Dataset records:
>> START

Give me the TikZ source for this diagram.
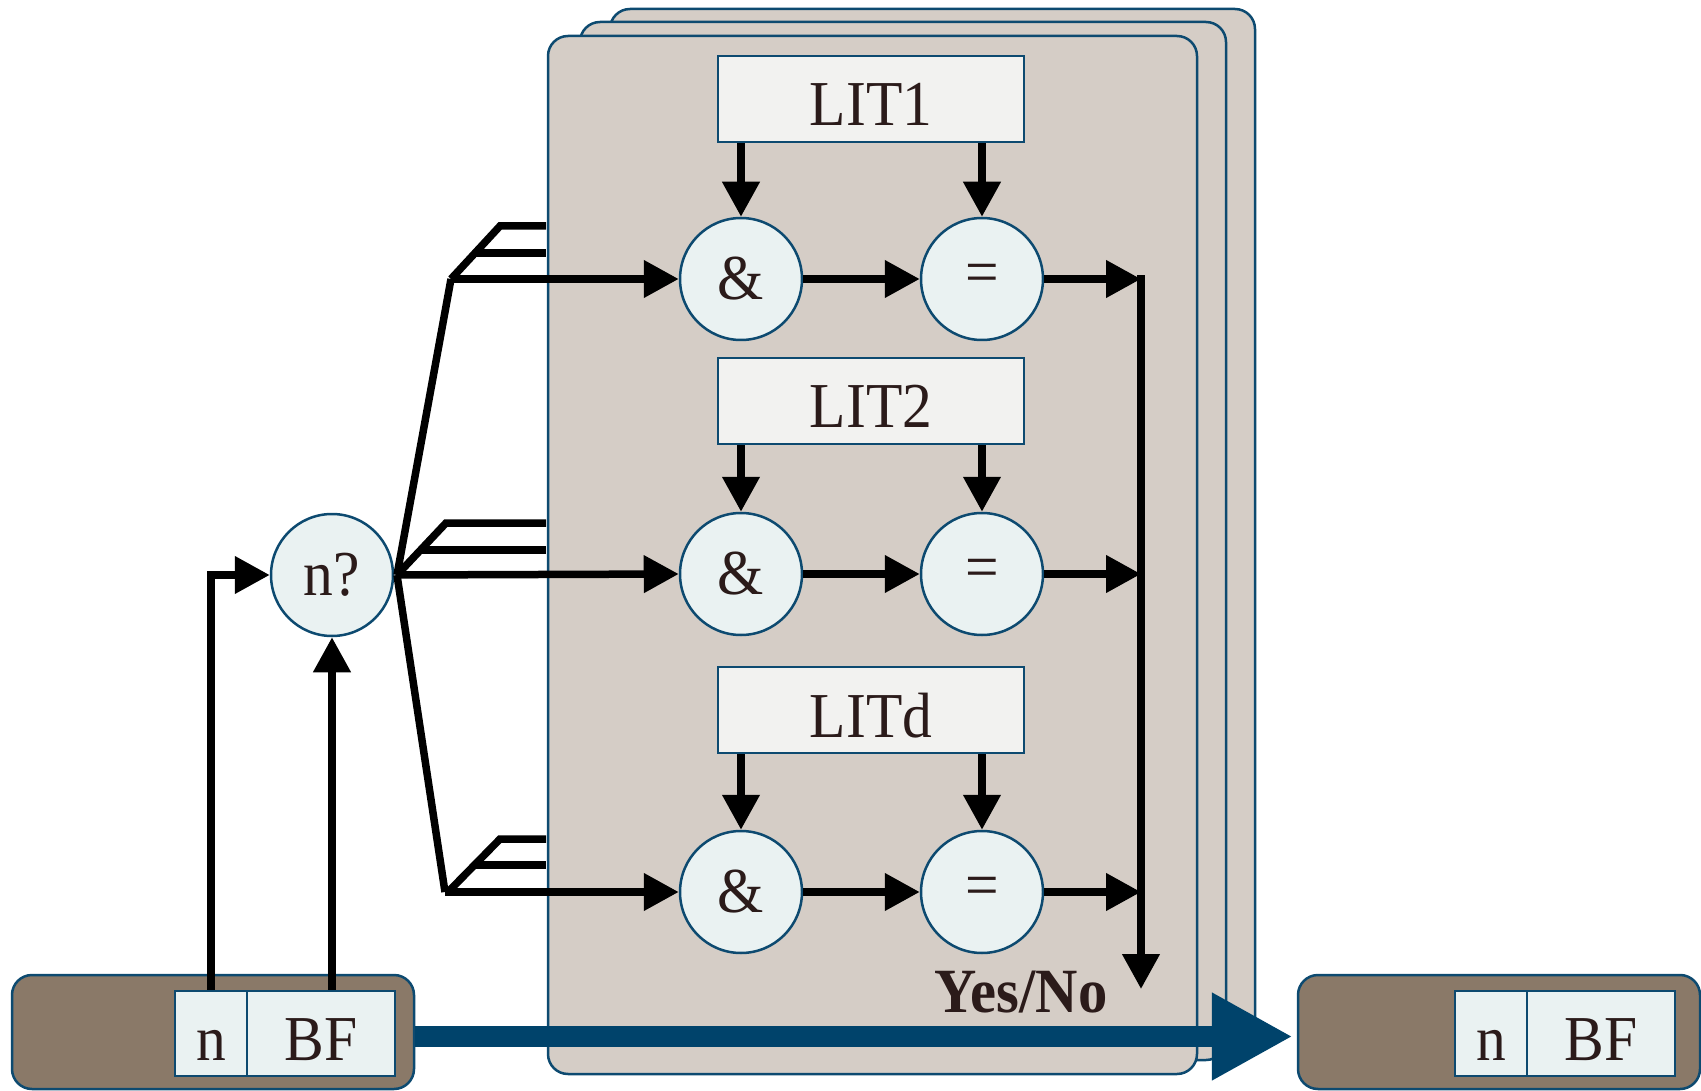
\documentclass[tikz,border=0pt]{standalone}
\usepackage{fontspec}
\setmainfont{Liberation Serif}[FakeStretch=0.93]
\usetikzlibrary{arrows.meta}
\definecolor{panelfill}{HTML}{D5CDC6}
\definecolor{edgeblue}{HTML}{0D4A70}
\definecolor{circfill}{HTML}{EAF2F2}
\definecolor{litfill}{HTML}{F2F2F0}
\definecolor{boxbrown}{HTML}{8A7968}
\definecolor{bigblue}{HTML}{00436B}
\definecolor{txt}{HTML}{2B1B1A}
\begin{document}
\begin{tikzpicture}[x=1pt,y=-1pt,
  panel/.style={draw=edgeblue, line width=2.5pt, fill=panelfill, rounded corners=20pt},
  op/.style={circle, draw=edgeblue, line width=2.5pt, fill=circfill, minimum size=122pt, inner sep=0pt, font=\fontsize{64}{64}\selectfont, text=txt},
  lit/.style={draw=edgeblue, line width=2.5pt, fill=litfill, minimum width=306pt, minimum height=86pt, inner sep=0pt, font=\fontsize{64}{64}\selectfont, text=txt, text height=54pt, text depth=0pt},
  holder/.style={draw=edgeblue, line width=2.5pt, fill=boxbrown, rounded corners=20pt, minimum width=402pt, minimum height=114pt, inner sep=0pt},
  cell/.style={draw=edgeblue, line width=2.5pt, fill=circfill, minimum height=85pt, inner sep=0pt, font=\fontsize{64}{64}\selectfont, text=txt, text height=54pt, text depth=0pt},
  wire/.style={line width=7.5pt, black},
  arr/.style={wire, -{Triangle[length=35pt,width=36pt]}},
  bigarr/.style={line width=21pt, bigblue, -{Triangle[length=81pt,width=82pt]}},
]
\useasboundingbox (0,0) rectangle (1701,1091);

% stacked panels
\draw[panel] (610,9) rectangle (1255,1045);
\draw[panel] (580,22) rectangle (1226,1060);
\draw[panel] (548,36) rectangle (1197,1074);

% LIT boxes
\node[lit] (lit1) at (871,99) {LIT1};
\node[lit] (lit2) at (871,401) {LIT2};
\node[lit] (litd) at (871,710) {LITd};

% operator circles
\node[op] (amp1) at (741,279) {\&};
\node[op] (eq1)  at (982,279) {=};
\node[op] (amp2) at (741,574) {\&};
\node[op] (eq2)  at (982,574) {=};
\node[op] (amp3) at (741,892) {\&};
\node[op] (eq3)  at (982,892) {=};

\node[op] (nq) at (332,575) {n?};

% bottom holders
\node[holder] (src) at (213,1032) {};
\node[cell, minimum width=72pt] (nL) at (211,1033.5) {n};
\node[cell, minimum width=148pt] (bfL) at (321,1033.5) {BF};
\node[holder] (dst) at (1499,1032) {};
\node[cell, minimum width=72pt] (nR) at (1491,1033.5) {n};
\node[cell, minimum width=148pt] (bfR) at (1601,1033.5) {BF};

% inputs to n?
\draw[arr] (nL.north) |- (nq.west);
\draw[arr] (nq.south |- bfL.north) -- (nq.south);

% fan-out coordinates
\coordinate (fork) at (397,575);
\coordinate (c1) at (451,279);
\coordinate (c3) at (445,892);
\coordinate (f1a) at (500,226);
\coordinate (f1b) at (546,226);
\coordinate (f1m) at (476,253);
\coordinate (f1n) at (546,253);
\coordinate (f2a) at (446,523);
\coordinate (f2b) at (546,523);
\coordinate (f2m) at (421,550);
\coordinate (f2n) at (546,550);
\coordinate (f3s) at (448,892);
\coordinate (f3a) at (500,839);
\coordinate (f3b) at (546,839);
\coordinate (f3m) at (474,865);
\coordinate (f3n) at (546,865);

\draw[wire] (fork) -- (c1);
\draw[wire] (fork) -- (c3);
\draw[arr] (c1) -- (amp1.west);
\draw[arr] (fork) -- (amp2.west);
\draw[arr] (c3) -- (amp3.west);
\draw[wire] (c1) -- (f1a) -- (f1b);
\draw[wire] (f1m) -- (f1n);
\draw[wire] (fork) -- (f2a) -- (f2b);
\draw[wire] (f2m) -- (f2n);
\draw[wire] (f3s) -- (f3a) -- (f3b);
\draw[wire] (f3m) -- (f3n);

% LIT to operators
\draw[arr] (amp1.north |- lit1.south) -- (amp1.north);
\draw[arr] (eq1.north |- lit1.south) -- (eq1.north);
\draw[arr] (amp2.north |- lit2.south) -- (amp2.north);
\draw[arr] (eq2.north |- lit2.south) -- (eq2.north);
\draw[arr] (amp3.north |- litd.south) -- (amp3.north);
\draw[arr] (eq3.north |- litd.south) -- (eq3.north);

% & to =
\draw[arr] (amp1.east) -- (eq1.west);
\draw[arr] (amp2.east) -- (eq2.west);
\draw[arr] (amp3.east) -- (eq3.west);

% collector bus
\coordinate (busTop) at (1141,279);
\coordinate (busEnd) at (1141,989);
\draw[arr] (eq1.east) -- (busTop);
\draw[arr] (eq2.east) -- (eq2.east -| busTop);
\draw[arr] (eq3.east) -- (eq3.east -| busTop);
\draw[arr] ([yshift=3.75pt]busTop) -- (busEnd);

\node[anchor=base, font=\fontsize{63}{63}\selectfont\bfseries, text=txt] (yn) at (1021,1012) {Yes/No};

% big output arrow
\draw[bigarr, shorten >=4pt] ([yshift=-4.5pt]src.east) -- ([yshift=-4.5pt]dst.west);
\end{tikzpicture}
\end{document}
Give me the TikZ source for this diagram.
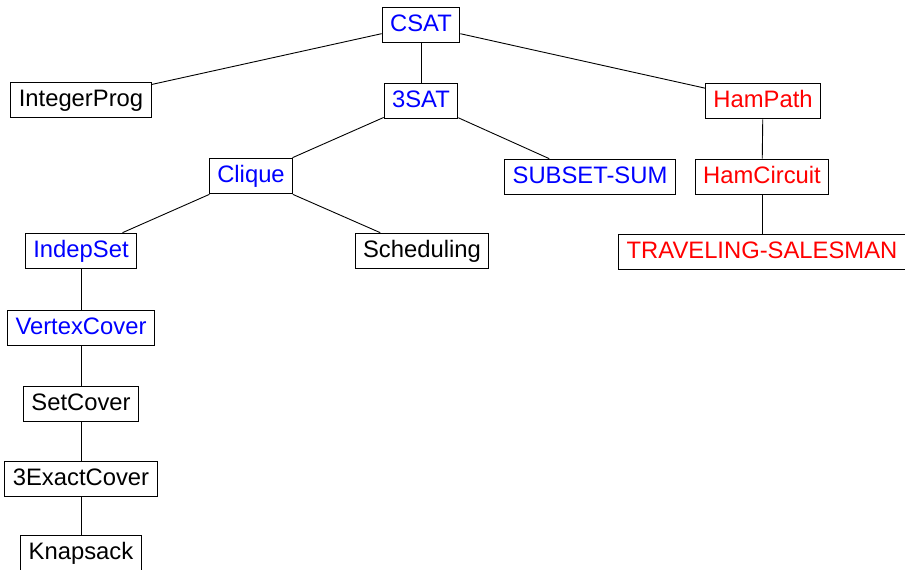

>> END

=== DIRECTIONS ===
Except for the pictures, reproduce every line exactly.

=== RESULT FOR THIS EXERCISE ===
Give me the TikZ source for this diagram.
\documentclass[tikz,border=0pt]{standalone}
\usepackage{fontspec}
\setmainfont{Liberation Serif}[FakeStretch=0.93]
\usetikzlibrary{arrows.meta}
\definecolor{panelfill}{HTML}{D5CDC6}
\definecolor{edgeblue}{HTML}{0D4A70}
\definecolor{circfill}{HTML}{EAF2F2}
\definecolor{litfill}{HTML}{F2F2F0}
\definecolor{boxbrown}{HTML}{8A7968}
\definecolor{bigblue}{HTML}{00436B}
\definecolor{txt}{HTML}{2B1B1A}
\begin{document}
\begin{tikzpicture}[x=1pt,y=-1pt,
  panel/.style={draw=edgeblue, line width=2.5pt, fill=panelfill, rounded corners=20pt},
  op/.style={circle, draw=edgeblue, line width=2.5pt, fill=circfill, minimum size=122pt, inner sep=0pt, font=\fontsize{64}{64}\selectfont, text=txt},
  lit/.style={draw=edgeblue, line width=2.5pt, fill=litfill, minimum width=306pt, minimum height=86pt, inner sep=0pt, font=\fontsize{64}{64}\selectfont, text=txt, text height=54pt, text depth=0pt},
  holder/.style={draw=edgeblue, line width=2.5pt, fill=boxbrown, rounded corners=20pt, minimum width=402pt, minimum height=114pt, inner sep=0pt},
  cell/.style={draw=edgeblue, line width=2.5pt, fill=circfill, minimum height=85pt, inner sep=0pt, font=\fontsize{64}{64}\selectfont, text=txt, text height=54pt, text depth=0pt},
  wire/.style={line width=7.5pt, black},
  arr/.style={wire, -{Triangle[length=35pt,width=36pt]}},
  bigarr/.style={line width=21pt, bigblue, -{Triangle[length=81pt,width=82pt]}},
]
\useasboundingbox (0,0) rectangle (1701,1091);

% stacked panels
\draw[panel] (610,9) rectangle (1255,1045);
\draw[panel] (580,22) rectangle (1226,1060);
\draw[panel] (548,36) rectangle (1197,1074);

% LIT boxes
\node[lit] (lit1) at (871,99) {LIT1};
\node[lit] (lit2) at (871,401) {LIT2};
\node[lit] (litd) at (871,710) {LITd};

% operator circles
\node[op] (amp1) at (741,279) {\&};
\node[op] (eq1)  at (982,279) {=};
\node[op] (amp2) at (741,574) {\&};
\node[op] (eq2)  at (982,574) {=};
\node[op] (amp3) at (741,892) {\&};
\node[op] (eq3)  at (982,892) {=};

\node[op] (nq) at (332,575) {n?};

% bottom holders
\node[holder] (src) at (213,1032) {};
\node[cell, minimum width=72pt] (nL) at (211,1033.5) {n};
\node[cell, minimum width=148pt] (bfL) at (321,1033.5) {BF};
\node[holder] (dst) at (1499,1032) {};
\node[cell, minimum width=72pt] (nR) at (1491,1033.5) {n};
\node[cell, minimum width=148pt] (bfR) at (1601,1033.5) {BF};

% inputs to n?
\draw[arr] (nL.north) |- (nq.west);
\draw[arr] (nq.south |- bfL.north) -- (nq.south);

% fan-out coordinates
\coordinate (fork) at (397,575);
\coordinate (c1) at (451,279);
\coordinate (c3) at (445,892);
\coordinate (f1a) at (500,226);
\coordinate (f1b) at (546,226);
\coordinate (f1m) at (476,253);
\coordinate (f1n) at (546,253);
\coordinate (f2a) at (446,523);
\coordinate (f2b) at (546,523);
\coordinate (f2m) at (421,550);
\coordinate (f2n) at (546,550);
\coordinate (f3s) at (448,892);
\coordinate (f3a) at (500,839);
\coordinate (f3b) at (546,839);
\coordinate (f3m) at (474,865);
\coordinate (f3n) at (546,865);

\draw[wire] (fork) -- (c1);
\draw[wire] (fork) -- (c3);
\draw[arr] (c1) -- (amp1.west);
\draw[arr] (fork) -- (amp2.west);
\draw[arr] (c3) -- (amp3.west);
\draw[wire] (c1) -- (f1a) -- (f1b);
\draw[wire] (f1m) -- (f1n);
\draw[wire] (fork) -- (f2a) -- (f2b);
\draw[wire] (f2m) -- (f2n);
\draw[wire] (f3s) -- (f3a) -- (f3b);
\draw[wire] (f3m) -- (f3n);

% LIT to operators
\draw[arr] (amp1.north |- lit1.south) -- (amp1.north);
\draw[arr] (eq1.north |- lit1.south) -- (eq1.north);
\draw[arr] (amp2.north |- lit2.south) -- (amp2.north);
\draw[arr] (eq2.north |- lit2.south) -- (eq2.north);
\draw[arr] (amp3.north |- litd.south) -- (amp3.north);
\draw[arr] (eq3.north |- litd.south) -- (eq3.north);

% & to =
\draw[arr] (amp1.east) -- (eq1.west);
\draw[arr] (amp2.east) -- (eq2.west);
\draw[arr] (amp3.east) -- (eq3.west);

% collector bus
\coordinate (busTop) at (1141,279);
\coordinate (busEnd) at (1141,989);
\draw[arr] (eq1.east) -- (busTop);
\draw[arr] (eq2.east) -- (eq2.east -| busTop);
\draw[arr] (eq3.east) -- (eq3.east -| busTop);
\draw[arr] ([yshift=3.75pt]busTop) -- (busEnd);

\node[anchor=base, font=\fontsize{63}{63}\selectfont\bfseries, text=txt] (yn) at (1021,1012) {Yes/No};

% big output arrow
\draw[bigarr, shorten >=4pt] ([yshift=-4.5pt]src.east) -- ([yshift=-4.5pt]dst.west);
\end{tikzpicture}
\end{document}
Give me the TikZ source for this diagram.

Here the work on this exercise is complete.